* _Objective_
From the listing that follows, output everything exactly except the pictures.

* _Entries with chart source code_
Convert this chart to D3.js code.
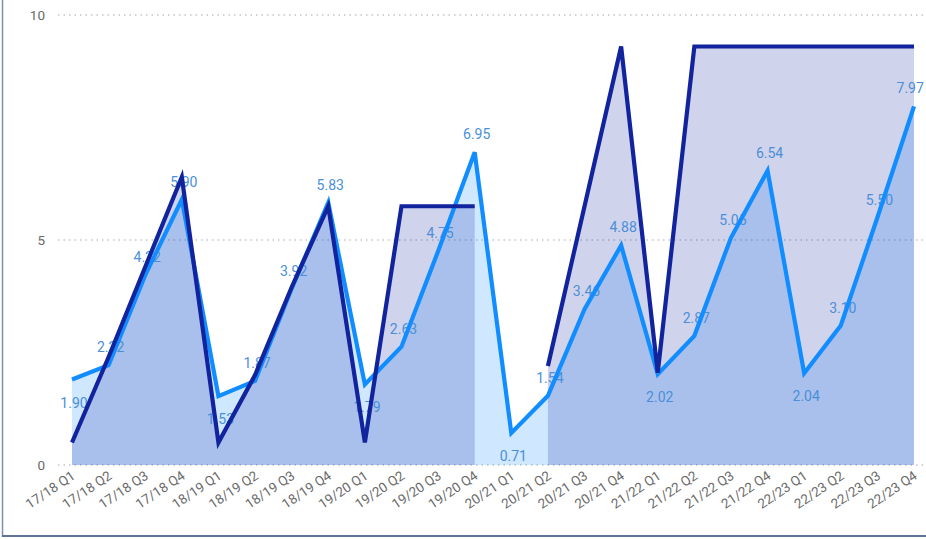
<!DOCTYPE html>
<html>
<head>
<meta charset="utf-8">
<script src="https://cdn.jsdelivr.net/npm/d3@7"></script>
<style>
  html, body { margin: 0; padding: 0; background: #fff; }
  svg { display: block; }
</style>
</head>
<body>
<svg id="chart" width="926" height="539"></svg>
<script>
const categories = [
  "17/18 Q1","17/18 Q2","17/18 Q3","17/18 Q4",
  "18/19 Q1","18/19 Q2","18/19 Q3","18/19 Q4",
  "19/20 Q1","19/20 Q2","19/20 Q3","19/20 Q4",
  "20/21 Q1","20/21 Q2","20/21 Q3","20/21 Q4",
  "21/22 Q1","21/22 Q2","21/22 Q3","21/22 Q4",
  "22/23 Q1","22/23 Q2","22/23 Q3","22/23 Q4"
];
const actualValues = [
  1.90, 2.22, 4.22, 5.90,
  1.53, 1.87, 3.92, 5.83,
  1.79, 2.63, 4.75, 6.95,
  0.71, 1.54, 3.46, 4.88,
  2.02, 2.87, 5.05, 6.54,
  2.04, 3.10, 5.50, 7.97
];
const targetValues = [
  0.5, 2.4, 4.4, 6.4,
  0.5, 2.0, 3.95, 5.75,
  0.5, 5.75, 5.75, 5.75,
  null, 2.2, 5.75, 9.3,
  2.05, 9.3, 9.3, 9.3,
  9.3, 9.3, 9.3, 9.3
];
const yTicks = [0, 5, 10];

const svg = d3.select("#chart");
const W = 926, H = 539;
const x = d3.scalePoint().domain(categories).range([72, 914]);
const y = d3.scaleLinear().domain([0, 10]).range([465, 15]);

const lightCol = "#118DFF";
const navyCol = "#12239E";
const font = "Roboto, 'DejaVu Sans', sans-serif";

// frame
svg.append("line").attr("x1", 2.5).attr("x2", 2.5).attr("y1", 0).attr("y2", 537)
  .attr("stroke", "#7b8fae").attr("stroke-width", 1.5);
svg.append("line").attr("x1", 2).attr("x2", W).attr("y1", 536).attr("y2", 536)
  .attr("stroke", "#5d7398").attr("stroke-width", 2);

// grid
svg.append("g").selectAll("line").data(yTicks).join("line")
  .attr("x1", 58).attr("x2", W)
  .attr("y1", d => y(d)).attr("y2", d => y(d))
  .attr("stroke", "#c4c4c4").attr("stroke-width", 1.3)
  .attr("stroke-dasharray", "1.5,4");

// y axis labels
const yAxis = d3.axisLeft(y).tickValues(yTicks).tickSize(0).tickPadding(0);
const gy = svg.append("g").attr("transform", "translate(45,0)").call(yAxis);
gy.select(".domain").remove();
gy.selectAll("text").attr("font-family", font)
  .attr("font-size", 13.5).attr("fill", "#6a6a6a");

// x axis labels
const xAxis = d3.axisBottom(x).tickSize(0).tickPadding(0);
const gx = svg.append("g").attr("transform", "translate(0,474)").call(xAxis);
gx.select(".domain").remove();
gx.selectAll("text")
  .attr("font-family", font)
  .attr("font-size", 13.5).attr("fill", "#6a6a6a")
  .attr("text-anchor", "end")
  .attr("dy", "0.35em")
  .attr("transform", "translate(1,0) rotate(-34)");

const lightData = categories.map((c, i) => ({c, v: actualValues[i]}));
const navyData = categories.map((c, i) => ({c, v: targetValues[i]}));

const area = d3.area().defined(d => d.v !== null)
  .x(d => x(d.c)).y0(y(0)).y1(d => y(d.v));
const line = d3.line().defined(d => d.v !== null)
  .x(d => x(d.c)).y(d => y(d.v));

svg.append("path").datum(lightData).attr("d", area)
  .attr("fill", lightCol).attr("fill-opacity", 0.2);
svg.append("path").datum(navyData).attr("d", area)
  .attr("fill", navyCol).attr("fill-opacity", 0.2);

// data labels (under lines)
const isMin = (i) => {
  const v = actualValues[i];
  const p = i > 0 ? actualValues[i - 1] : Infinity;
  const n = i < actualValues.length - 1 ? actualValues[i + 1] : -Infinity;
  return v < p && v < n;
};
const lbl = svg.append("g").selectAll("text").data(lightData).join("text")
  .attr("x", d => x(d.c) + 2)
  .attr("y", (d, i) => isMin(i) ? y(d.v) + 28 : y(d.v) - 13)
  .attr("text-anchor", "middle")
  .attr("font-family", font)
  .attr("font-size", 14)
  .attr("fill", "#4a8fd8")
  .text(d => d.v.toFixed(2));
// keep labels inside the right edge
lbl.each(function() {
  const bb = this.getBBox();
  if (bb.x + bb.width > W - 2) {
    d3.select(this).attr("x", +d3.select(this).attr("x") - (bb.x + bb.width - (W - 2)));
  }
});

svg.append("path").datum(lightData).attr("d", line)
  .attr("fill", "none").attr("stroke", lightCol).attr("stroke-width", 4.2)
  .attr("stroke-linejoin", "miter");
svg.append("path").datum(navyData).attr("d", line)
  .attr("fill", "none").attr("stroke", navyCol).attr("stroke-width", 4.2)
  .attr("stroke-linejoin", "miter");
</script>
</body>
</html>
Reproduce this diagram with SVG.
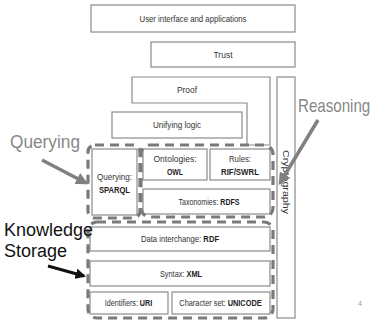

* _Final result_
Convert this chart to D3.js code.
<!DOCTYPE html>
<html>
<head>
<meta charset="utf-8">
<script src="https://cdn.jsdelivr.net/npm/d3@7"></script>
<style>
  html, body { margin: 0; padding: 0; background: #fff; }
  svg { display: block; }
</style>
</head>
<body>
<svg id="chart" width="926" height="539"></svg>
<script>
const categories = [
  "17/18 Q1","17/18 Q2","17/18 Q3","17/18 Q4",
  "18/19 Q1","18/19 Q2","18/19 Q3","18/19 Q4",
  "19/20 Q1","19/20 Q2","19/20 Q3","19/20 Q4",
  "20/21 Q1","20/21 Q2","20/21 Q3","20/21 Q4",
  "21/22 Q1","21/22 Q2","21/22 Q3","21/22 Q4",
  "22/23 Q1","22/23 Q2","22/23 Q3","22/23 Q4"
];
const actualValues = [
  1.90, 2.22, 4.22, 5.90,
  1.53, 1.87, 3.92, 5.83,
  1.79, 2.63, 4.75, 6.95,
  0.71, 1.54, 3.46, 4.88,
  2.02, 2.87, 5.05, 6.54,
  2.04, 3.10, 5.50, 7.97
];
const targetValues = [
  0.5, 2.4, 4.4, 6.4,
  0.5, 2.0, 3.95, 5.75,
  0.5, 5.75, 5.75, 5.75,
  null, 2.2, 5.75, 9.3,
  2.05, 9.3, 9.3, 9.3,
  9.3, 9.3, 9.3, 9.3
];
const yTicks = [0, 5, 10];

const svg = d3.select("#chart");
const W = 926, H = 539;
const x = d3.scalePoint().domain(categories).range([72, 914]);
const y = d3.scaleLinear().domain([0, 10]).range([465, 15]);

const lightCol = "#118DFF";
const navyCol = "#12239E";
const font = "Roboto, 'DejaVu Sans', sans-serif";

// frame
svg.append("line").attr("x1", 2.5).attr("x2", 2.5).attr("y1", 0).attr("y2", 537)
  .attr("stroke", "#7b8fae").attr("stroke-width", 1.5);
svg.append("line").attr("x1", 2).attr("x2", W).attr("y1", 536).attr("y2", 536)
  .attr("stroke", "#5d7398").attr("stroke-width", 2);

// grid
svg.append("g").selectAll("line").data(yTicks).join("line")
  .attr("x1", 58).attr("x2", W)
  .attr("y1", d => y(d)).attr("y2", d => y(d))
  .attr("stroke", "#c4c4c4").attr("stroke-width", 1.3)
  .attr("stroke-dasharray", "1.5,4");

// y axis labels
const yAxis = d3.axisLeft(y).tickValues(yTicks).tickSize(0).tickPadding(0);
const gy = svg.append("g").attr("transform", "translate(45,0)").call(yAxis);
gy.select(".domain").remove();
gy.selectAll("text").attr("font-family", font)
  .attr("font-size", 13.5).attr("fill", "#6a6a6a");

// x axis labels
const xAxis = d3.axisBottom(x).tickSize(0).tickPadding(0);
const gx = svg.append("g").attr("transform", "translate(0,474)").call(xAxis);
gx.select(".domain").remove();
gx.selectAll("text")
  .attr("font-family", font)
  .attr("font-size", 13.5).attr("fill", "#6a6a6a")
  .attr("text-anchor", "end")
  .attr("dy", "0.35em")
  .attr("transform", "translate(1,0) rotate(-34)");

const lightData = categories.map((c, i) => ({c, v: actualValues[i]}));
const navyData = categories.map((c, i) => ({c, v: targetValues[i]}));

const area = d3.area().defined(d => d.v !== null)
  .x(d => x(d.c)).y0(y(0)).y1(d => y(d.v));
const line = d3.line().defined(d => d.v !== null)
  .x(d => x(d.c)).y(d => y(d.v));

svg.append("path").datum(lightData).attr("d", area)
  .attr("fill", lightCol).attr("fill-opacity", 0.2);
svg.append("path").datum(navyData).attr("d", area)
  .attr("fill", navyCol).attr("fill-opacity", 0.2);

// data labels (under lines)
const isMin = (i) => {
  const v = actualValues[i];
  const p = i > 0 ? actualValues[i - 1] : Infinity;
  const n = i < actualValues.length - 1 ? actualValues[i + 1] : -Infinity;
  return v < p && v < n;
};
const lbl = svg.append("g").selectAll("text").data(lightData).join("text")
  .attr("x", d => x(d.c) + 2)
  .attr("y", (d, i) => isMin(i) ? y(d.v) + 28 : y(d.v) - 13)
  .attr("text-anchor", "middle")
  .attr("font-family", font)
  .attr("font-size", 14)
  .attr("fill", "#4a8fd8")
  .text(d => d.v.toFixed(2));
// keep labels inside the right edge
lbl.each(function() {
  const bb = this.getBBox();
  if (bb.x + bb.width > W - 2) {
    d3.select(this).attr("x", +d3.select(this).attr("x") - (bb.x + bb.width - (W - 2)));
  }
});

svg.append("path").datum(lightData).attr("d", line)
  .attr("fill", "none").attr("stroke", lightCol).attr("stroke-width", 4.2)
  .attr("stroke-linejoin", "miter");
svg.append("path").datum(navyData).attr("d", line)
  .attr("fill", "none").attr("stroke", navyCol).attr("stroke-width", 4.2)
  .attr("stroke-linejoin", "miter");
</script>
</body>
</html>
Reproduce this diagram with SVG.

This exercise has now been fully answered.